Asia: AI Infrastructure Broadens

Asia remains central to the next phase of the AI investment cycle, but the story is becoming more nuanced than simply "buy semiconductors." While AI-related technology continued to dominate returns, first-half performance suggests the benefits are increasingly spreading across adjacent industries and domestic economies.

Taiwan’s broad market was up nearly 70% over the first half of 2026, driven overwhelmingly by technology, which accounted for roughly three-quarters of index weight and the vast majority of absolute returns.6 Financials also contributed positively, while consumer staples and utilities posted modest gains, suggesting that AI-driven investment is beginning to create broader economic spillovers beyond chip manufacturing.

South Korea was the standout performer, returning 101% in the first half. Information technology generated the largest contribution by a wide margin, but industrials and consumer discretionary also delivered meaningful gains as AI infrastructure spending expanded beyond memory chips into manufacturing equipment, automation and the broader supply chain. Recent investor enthusiasm for South Korea's technology ecosystem—including exceptionally strong demand for a leading memory-chip company's US listing—underscores continued confidence that the AI infrastructure buildout remains in its early stages.

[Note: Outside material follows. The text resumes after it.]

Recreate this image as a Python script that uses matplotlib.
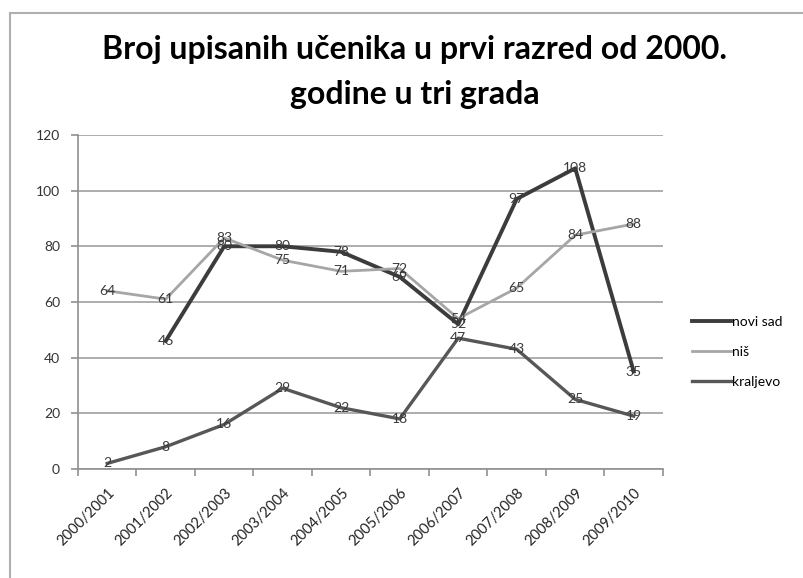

Japan's experience highlights a different form of broadening. The market returned roughly 15%, but gains were distributed across financials, industrials, materials and technology rather than concentrated in a single sector. In our view, this reflects not only AI-related capital spending but also the continued impact of corporate governance reforms, shareholder-friendly policies and renewed investment in advanced manufacturing. Together, these markets illustrate that the next phase of AI may be less about a handful of technology leaders and more about an increasingly global ecosystem of companies building, powering and enabling the infrastructure behind it.